Things are just way more exciting here. (Not to mention that I'll save nearly $40,000 this year on taxes. And groceries/housing/gas are way cheaper.) Though I'll always have a place in my heart for San Diego, it's just not a great place to do a startup. Austin is my home for the foreseeable future, and I'm happier here than I ever was there, despite the amazing weather in SD.


Why you might not want to move to MA/Boston if you're an employee: http://www.boston.com/business/technology/innoeco/2011/09/no...

Their non-compete laws are some of the most repressive in the nation.


Since moving to the Boston area in the mid 90s, I have never seen an employment agreement or contract with a non-compete clause lasting after employment ends.

YMMV, but you should also be reading and negotiating these things.


I have. A friend got a job a local weekly; her contract forbid her from working for other local papers and media companies for up to a year.


Gotta love how the absence of state laws restricting what contracts between private individuals can include is described as being "the most repressive".

Ultimately these clauses are part of private, consenting employment agreements. If you don't like a non-compete clause offered by an employer (which is possible in MA since are no strong laws against it), nothing is forcing you to sign it.

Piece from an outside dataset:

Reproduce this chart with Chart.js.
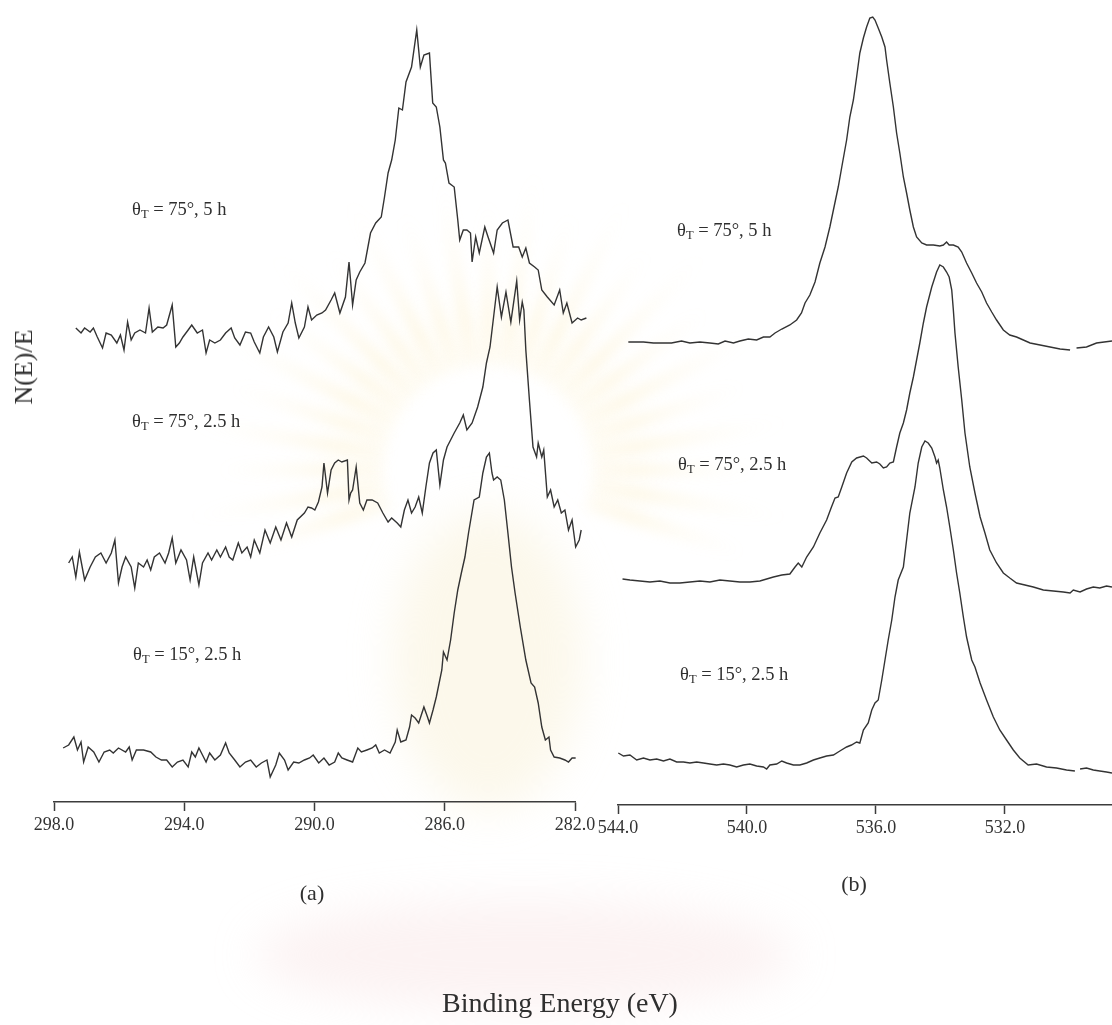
<!DOCTYPE html>
<html>
<head>
<meta charset="utf-8">
<title>XPS C1s / O1s</title>
<script src="https://cdn.jsdelivr.net/npm/chart.js@4.4.1/dist/chart.umd.min.js"></script>
<style>
  body { margin: 0; background: #fff; }
  #page {
    position: relative; width: 1112px; height: 1025px; overflow: hidden;
    font-family: 'Liberation Serif', 'Times New Roman', serif; color: #2f2f2f;
  }
  canvas { position: absolute; top: 0; }
  #watermark { left: 0; }
  #chartC1s { left: 0; }
  #chartO1s { left: 580px; }
  .lbl { position: absolute; font-size: 18.5px; line-height: 1; white-space: nowrap; transform: translateY(-50%); }
  .lbl sub { font-size: 12.5px; vertical-align: -3px; }
  .panel { position: absolute; font-size: 22px; transform: translate(-50%, -50%); }
  #yTitle { position: absolute; left: 24px; top: 367px; font-size: 26px; white-space: nowrap;
            transform: translate(-50%, -50%) rotate(-90deg); }
  #xTitle { position: absolute; left: 560px; top: 1003px; font-size: 28px; white-space: nowrap;
            transform: translate(-50%, -50%); }
</style>
</head>
<body>
<div id="page">
  <canvas id="watermark" width="1112" height="1025"></canvas>
  <canvas id="chartC1s" width="610" height="852"></canvas>
  <canvas id="chartO1s" width="532" height="855"></canvas>

  <div class="lbl" style="left:132px; top:210px">θ<sub>T</sub> = 75°, 5 h</div>
  <div class="lbl" style="left:132px; top:422px">θ<sub>T</sub> = 75°, 2.5 h</div>
  <div class="lbl" style="left:133px; top:655px">θ<sub>T</sub> = 15°, 2.5 h</div>

  <div class="lbl" style="left:677px; top:231px">θ<sub>T</sub> = 75°, 5 h</div>
  <div class="lbl" style="left:678px; top:465px">θ<sub>T</sub> = 75°, 2.5 h</div>
  <div class="lbl" style="left:680px; top:675px">θ<sub>T</sub> = 15°, 2.5 h</div>

  <div class="panel" style="left:312px; top:893px">(a)</div>
  <div class="panel" style="left:854px; top:884px">(b)</div>

  <div id="yTitle">N(E)/E</div>
  <div id="xTitle">Binding Energy (eV)</div>
</div>

<script>
// ---------------------------------------------------------
// C1s region (a): binding energy (eV) and stacked N(E)/E
// ---------------------------------------------------------
const c1s_75_5h_E = [297.33,297.17,297.06,296.89,296.79,296.67,296.51,296.40,296.24,296.07,295.96,295.85,295.74,295.63,295.52,295.36,295.19,295.08,294.98,294.81,294.65,294.54,294.37,294.26,294.15,294.04,293.88,293.77,293.60,293.44,293.33,293.22,293.06,292.89,292.73,292.56,292.45,292.29,292.12,291.96,291.85,291.68,291.57,291.41,291.25,291.14,290.97,290.81,290.70,290.59,290.48,290.31,290.20,290.09,289.93,289.77,289.66,289.49,289.38,289.22,289.05,288.94,288.83,288.72,288.61,288.45,288.28,288.12,287.95,287.85,287.74,287.63,287.52,287.41,287.30,287.19,287.02,286.86,286.75,286.64,286.47,286.37,286.26,286.15,286.04,285.98,285.87,285.71,285.60,285.54,285.43,285.32,285.21,285.16,285.05,284.94,284.77,284.67,284.50,284.39,284.23,284.06,283.90,283.73,283.62,283.51,283.40,283.24,283.13,283.02,282.85,282.64,282.47,282.36,282.25,282.09,281.92,281.81,281.65];
const c1s_75_5h_N = [474,469,474,470,474,465,454,469,467,459,467,452,480,462,469,472,469,494,470,475,474,477,497,455,459,465,472,477,469,472,449,462,459,462,469,474,464,457,470,469,460,449,465,475,465,450,470,479,499,479,464,475,495,482,487,489,492,502,509,489,505,540,497,522,530,539,569,579,585,605,629,642,662,694,692,720,735,772,735,747,749,699,695,675,642,639,619,615,582,562,572,572,569,540,565,549,575,565,549,572,579,582,555,555,545,554,539,535,532,512,505,497,512,489,499,479,484,482,484];

const c1s_75_25h_E = [297.55,297.44,297.33,297.22,297.06,296.89,296.73,296.56,296.40,296.24,296.13,296.02,295.91,295.80,295.63,295.52,295.41,295.25,295.14,295.03,294.92,294.76,294.59,294.48,294.37,294.26,294.10,293.93,293.82,293.71,293.55,293.44,293.27,293.16,293.00,292.89,292.73,292.62,292.51,292.34,292.23,292.07,291.96,291.85,291.68,291.52,291.36,291.19,291.03,290.86,290.70,290.53,290.31,290.20,290.09,289.99,289.88,289.77,289.71,289.60,289.49,289.38,289.27,289.16,288.99,288.94,288.89,288.83,288.72,288.61,288.50,288.39,288.23,288.06,287.90,287.74,287.63,287.46,287.35,287.24,287.13,287.02,286.91,286.80,286.69,286.58,286.47,286.36,286.26,286.15,286.04,285.93,285.71,285.54,285.43,285.32,285.16,284.99,284.83,284.72,284.61,284.50,284.39,284.26,284.12,283.97,283.79,283.70,283.62,283.57,283.51,283.40,283.29,283.18,283.13,283.02,282.96,282.85,282.75,282.64,282.53,282.42,282.31,282.20,282.09,281.98,281.87,281.81];
const c1s_75_25h_N = [239,245,225,250,222,235,245,249,239,249,262,219,235,245,235,214,239,235,242,232,245,249,239,249,264,239,252,242,222,245,217,239,249,242,252,245,255,245,242,259,249,255,245,262,249,272,259,275,262,279,265,282,289,295,294,292,300,315,339,309,332,339,342,340,342,302,309,312,335,299,292,302,302,299,289,280,284,279,275,292,302,289,295,305,289,315,339,349,352,317,342,355,369,379,387,372,379,395,415,439,455,485,515,485,510,480,521,482,500,492,452,402,355,345,359,345,352,305,312,295,302,289,292,272,282,255,262,272];

const c1s_15_25h_E = [297.72,297.55,297.39,297.28,297.17,297.09,296.95,296.78,296.62,296.46,296.29,296.18,296.02,295.80,295.69,295.60,295.47,295.25,295.03,294.87,294.70,294.54,294.37,294.21,294.04,293.88,293.77,293.66,293.55,293.44,293.33,293.22,293.06,292.89,292.73,292.62,292.45,292.29,292.12,291.96,291.79,291.63,291.46,291.36,291.19,291.08,290.92,290.81,290.64,290.48,290.31,290.15,290.04,289.87,289.71,289.55,289.38,289.27,289.16,289.00,288.83,288.67,288.56,288.39,288.23,288.12,288.01,287.85,287.68,287.52,287.46,287.35,287.19,287.08,287.02,286.91,286.80,286.64,286.53,286.47,286.36,286.26,286.09,286.04,285.93,285.82,285.71,285.60,285.49,285.38,285.27,285.10,284.94,284.83,284.72,284.63,284.55,284.50,284.39,284.28,284.17,284.06,283.95,283.84,283.68,283.51,283.35,283.24,283.13,283.02,282.91,282.80,282.75,282.64,282.47,282.31,282.20,282.09,281.98];
const c1s_15_25h_N = [54,57,65,52,60,40,55,50,40,50,52,49,54,50,55,42,52,52,50,45,42,42,35,40,42,35,50,45,54,47,40,49,42,47,59,49,42,35,40,42,35,39,42,25,37,49,42,32,40,39,42,44,47,39,44,37,40,49,44,42,40,54,50,52,54,57,49,52,49,60,72,60,62,75,87,84,79,95,85,79,92,105,132,150,142,162,189,212,229,245,269,302,305,329,345,349,329,322,325,322,302,269,235,209,175,142,119,115,99,75,62,65,52,45,44,42,40,44,44];

// ---------------------------------------------------------
// O1s region (b)
// ---------------------------------------------------------
const o1s_75_5h_E = [543.68,543.52,543.21,542.90,542.59,542.34,542.03,541.77,541.46,541.15,540.89,540.68,540.42,540.22,539.96,539.70,539.49,539.29,539.13,538.92,538.67,538.46,538.31,538.20,538.05,537.89,537.74,537.58,537.43,537.32,537.17,537.06,536.91,536.81,536.70,536.60,536.50,536.39,536.29,536.19,536.10,536.03,535.93,535.82,535.72,535.67,535.57,535.46,535.36,535.26,535.15,535.05,534.95,534.84,534.74,534.58,534.43,534.22,534.02,533.91,533.81,533.73,533.60,533.45,533.34,533.19,533.03,532.88,532.72,532.57,532.41,532.26,532.05,531.85,531.64,531.43,531.22,530.91,530.60,530.29,529.98,529.88,529.78,529.47,529.16,528.68];
const o1s_75_5h_N = [463,463,463,462,462,462,464,462,463,462,461,464,462,464,466,465,468,468,472,476,480,485,492,502,510,523,542,558,578,595,618,638,665,688,705,728,752,767,778,787,788,785,777,768,758,745,722,698,672,652,628,612,595,578,568,562,560,560,559,560,563,560,560,558,553,542,532,522,513,502,493,485,475,470,468,465,462,460,458,456,455,null,457,458,462,464];

const o1s_75_25h_E = [543.86,543.63,543.32,543.01,542.70,542.39,542.08,541.77,541.46,541.15,540.84,540.53,540.22,539.91,539.60,539.39,539.18,538.92,538.67,538.51,538.41,538.30,538.15,537.94,537.74,537.53,537.38,537.27,537.17,537.06,536.91,536.75,536.60,536.39,536.29,536.13,535.98,535.88,535.77,535.67,535.57,535.46,535.36,535.26,535.15,535.05,534.95,534.84,534.74,534.64,534.53,534.43,534.27,534.12,534.02,533.91,533.81,533.73,533.65,533.60,533.55,533.45,533.34,533.24,533.09,532.93,532.77,532.62,532.47,532.26,532.05,531.85,531.64,531.38,531.12,530.81,530.50,530.19,529.98,529.88,529.67,529.47,529.26,529.06,528.85,528.68];
const o1s_75_25h_N = [226,225,224,223,224,222,222,223,224,223,225,224,223,223,224,226,228,230,231,238,242,238,248,258,272,285,298,307,308,318,332,343,347,349,347,342,343,341,337,338,342,343,358,372,382,395,412,428,445,462,482,498,518,533,540,538,533,528,515,495,472,438,405,372,338,312,288,272,255,242,232,227,222,220,218,215,214,213,212,215,213,216,218,217,219,218];

const o1s_15_25h_E = [543.99,543.83,543.63,543.42,543.21,543.01,542.80,542.59,542.39,542.18,541.97,541.77,541.56,541.35,541.15,540.94,540.73,540.53,540.32,540.11,539.91,539.70,539.49,539.39,539.29,539.08,538.92,538.77,538.56,538.36,538.15,537.94,537.74,537.53,537.32,537.12,536.91,536.76,536.60,536.50,536.39,536.24,536.13,536.03,535.93,535.82,535.72,535.62,535.51,535.41,535.31,535.15,535.05,534.95,534.79,534.69,534.58,534.48,534.38,534.27,534.17,534.12,534.07,534.02,533.91,533.81,533.71,533.60,533.50,533.40,533.29,533.19,533.03,532.93,532.77,532.57,532.36,532.16,531.95,531.74,531.54,531.28,531.02,530.71,530.40,530.09,529.83,529.75,529.67,529.47,529.26,529.06,528.85,528.68];
const o1s_15_25h_N = [52,49,50,45,47,45,46,44,46,43,43,42,43,42,41,40,41,40,38,40,41,39,38,36,40,41,44,42,40,40,42,45,47,49,50,54,58,60,63,62,75,82,95,102,105,125,145,165,185,208,225,238,265,292,318,342,358,364,362,357,348,342,345,337,315,298,278,255,232,212,188,168,145,138,122,105,88,75,65,55,47,40,41,38,37,35,34,null,36,37,35,34,33,32];

const c1sTicks = [298, 294, 290, 286, 282];
const o1sTicks = [544, 540, 536, 532];

const LINE_COLOR = '#333333';
const AXIS_COLOR = '#3c3c3c';

// faint sunburst printed behind the page (university watermark)
function drawWatermark() {
    const cv = document.getElementById('watermark');
    const g = cv.getContext('2d');
    const cx = 488, cy = 470;

    g.save();
    g.filter = 'blur(7px)';
    const grad = g.createRadialGradient(cx, cy, 80, cx, cy, 320);
    grad.addColorStop(0, 'rgba(250, 222, 140, 0.05)');
    grad.addColorStop(0.3, 'rgba(250, 222, 140, 0.30)');
    grad.addColorStop(0.7, 'rgba(250, 226, 160, 0.16)');
    grad.addColorStop(1, 'rgba(255, 240, 200, 0)');
    g.fillStyle = grad;
    for (let a = 162; a <= 378; a += 9) {
        const t = a * Math.PI / 180;
        const half = 3.4 * Math.PI / 180;
        const r0 = 105, r1 = (a / 9) % 2 ? 310 : 270;
        g.beginPath();
        g.moveTo(cx + r0 * Math.cos(t - half), cy + r0 * Math.sin(t - half));
        g.lineTo(cx + r1 * Math.cos(t), cy + r1 * Math.sin(t));
        g.lineTo(cx + r0 * Math.cos(t + half), cy + r0 * Math.sin(t + half));
        g.closePath();
        g.fill();
    }
    g.restore();

    // pale emblem body and the ribbon under it
    g.save();
    g.filter = 'blur(22px)';
    g.fillStyle = 'rgba(246, 232, 190, 0.30)';
    g.beginPath();
    g.ellipse(cx, 660, 95, 150, 0, 0, Math.PI * 2);
    g.fill();
    g.fillStyle = 'rgba(245, 212, 212, 0.28)';
    g.beginPath();
    g.ellipse(525, 955, 270, 55, 0, 0, Math.PI * 2);
    g.fill();
    g.restore();
}

function toPoints(E, N) {
    const n = Math.min(E.length, N.length);
    const pts = [];
    for (let i = 0; i < n; i++) pts.push({ x: E[i], y: N[i] });
    return pts;
}

// one panel = one chart, x reversed as usual for binding energy
function makePanel(canvasId, curves, xMin, xMax, tickValues, yMax, padLeft, padRight) {
    const ctx = document.getElementById(canvasId).getContext('2d');
    return new Chart(ctx, {
        type: 'line',
        data: {
            datasets: curves.map(c => ({
                data: toPoints(c[0], c[1]),
                borderColor: LINE_COLOR,
                borderWidth: 1.4,
                pointRadius: 0,
                tension: 0,
                fill: false,
                spanGaps: false,
                clip: false
            }))
        },
        options: {
            responsive: false,
            animation: false,
            events: [],
            layout: { padding: { left: padLeft, right: padRight, top: 0, bottom: 0 } },
            plugins: { legend: { display: false }, tooltip: { enabled: false } },
            scales: {
                x: {
                    type: 'linear',
                    reverse: true,
                    min: xMin,
                    max: xMax,
                    afterBuildTicks: (scale) => {
                        scale.ticks = tickValues.map(v => ({ value: v }));
                    },
                    afterFit: (scale) => { scale.height = 50; },
                    border: { display: true, color: AXIS_COLOR, width: 1.5 },
                    grid: { display: true, drawOnChartArea: false, drawTicks: true,
                            tickLength: 9, tickColor: AXIS_COLOR, tickWidth: 1.5 },
                    ticks: {
                        color: '#333',
                        padding: 3,
                        maxRotation: 0,
                        autoSkip: false,
                        font: { family: "'Liberation Serif', serif", size: 18 },
                        callback: (v) => Number(v).toFixed(1)
                    }
                },
                y: { type: 'linear', display: false, min: 0, max: yMax }
            }
        }
    });
}

drawWatermark();

makePanel('chartC1s', [
    [c1s_75_5h_E, c1s_75_5h_N],
    [c1s_75_25h_E, c1s_75_25h_N],
    [c1s_15_25h_E, c1s_15_25h_N]
], 282, 298, c1sTicks, 802, 54, 35);

makePanel('chartO1s', [
    [o1s_75_5h_E, o1s_75_5h_N],
    [o1s_75_25h_E, o1s_75_25h_N],
    [o1s_15_25h_E, o1s_15_25h_N]
], 528.68, 544, o1sTicks, 805, 38, 0);
</script>
</body>
</html>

Especially since it's a "suppliers market" for labor in our industry, you should be able to easily negotiate out of one if an employer tries to bring it up.


it doesnt matter where, once i tell people i wont sign NDAs or work on closed-source code, theyre no longer interested.

i'm sticking with boston though, at least it has seasons


Probably for the low taxes, I'd guess.


Massachusetts is dead average (#24) on the Tax Foundation's climate index (http://www.taxfoundation.org/research/show/22658.html).

However, taxes are probably going to be a pretty small consideration for a startup, since the top three locations (Wyoming, South Dakota, Nevada) are not particularly hot in startup land, but the bottom three (California, NY, New Jersey) are.